A visit must include The Channon craft market, one of the biggest in regional NSW and held every second Sunday of the month. For more than 30 years the market has stuck to its original philosophy ("make it, bake it or grow it") and while you'll see as many Porsche four-wheel-drives as Kombis parked outside, it still looks and smells like I remember it did here as a child.

Incense wafts through the summer haze, past shops selling rainbows and crystals that enhance orgasm, past dreadlocks in hemp pants mixing with short-back-and-sides in boat shoes and polo shirts, past buskers plucking mandolins and banjos, past bare-chested forest people dancing without inhibition. There's firestick twirling and tarot reading - there's always tarot reading. The markets can attract as many as 10,000 people in a day. Who knows where they come from but they disperse just as quickly, leaving the forests and the hamlets at peace again.

From The Channon, drive 20 minutes north along a winding dirt road to the Rainbow Region's proudest achievement. Protestors Falls is named after the hardy souls who chained themselves to trees and lay in front of bulldozers, refusing to allow the area to be logged in the late '70s. The area was declared a national park in 1983. More than 8000 hectares now comprise the World Heritage-listed Nightcap National Park.

Perhaps it's the knowledge that everything I can see could have been levelled that makes this 700-metre walk through a forest of bangalow palms from the Terania Creek picnic area my favourite in the region. There's scarcely a trickle of water dropping from the falls but the surrounding huge black and brown rock face dwarfs us. There are 20 people here today but no one makes a sound; we just stare in awe.
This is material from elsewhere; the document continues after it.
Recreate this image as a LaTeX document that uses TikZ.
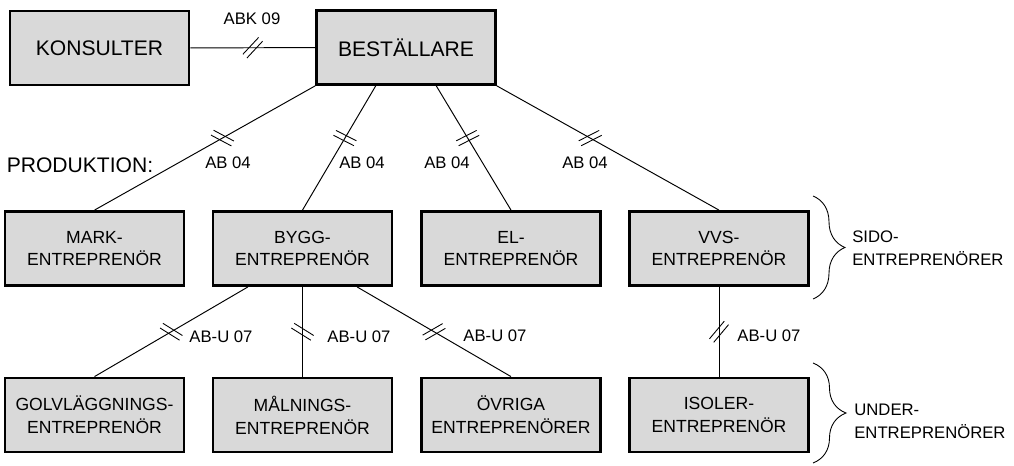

I head back past Terania Creek. Near Corndale I pass a provincial scene of country estates and perfectly tended gardens, so different from the wild, unkempt forest we just walked through.

It's in this less-trodden region of the Far North Coast that farmers, hippies, healers, artists, mechanics and students live and work, while just a few kilometres west another backpacker bus stops in Nimbin for a photo opportunity. This leaves the Rainbow Region for the rest of us to enjoy.

Craig Tansley travelled courtesy of Tourism NSW.

FAST FACTS

Getting there

Virgin Blue and Qantas fly daily to Ballina or Coolangatta from Sydney, or fly to Lismore with Rex Airlines. From Ballina, drive to Lismore along the Bruxner Highway. From Lismore, drive north-east to Clunes then take the turnoff to Corndale and The Channon. From Coolangatta, take the Tweed Valley Way to Nimbin, then to The Channon; alternatively, drive south along the Pacific Highway from Coolangatta to Bangalow and take the turnoff to Clunes.

Staying there

Stay in eight hectares of forest with your own waterfall at Eternity Springs Art Farm, 483 Tuntable Creek Road, The Channon. Book a self-contained cabin for $180 a night or a farm-stay room for $120 a night. Phone 6688 6385; see eternitysprings.com.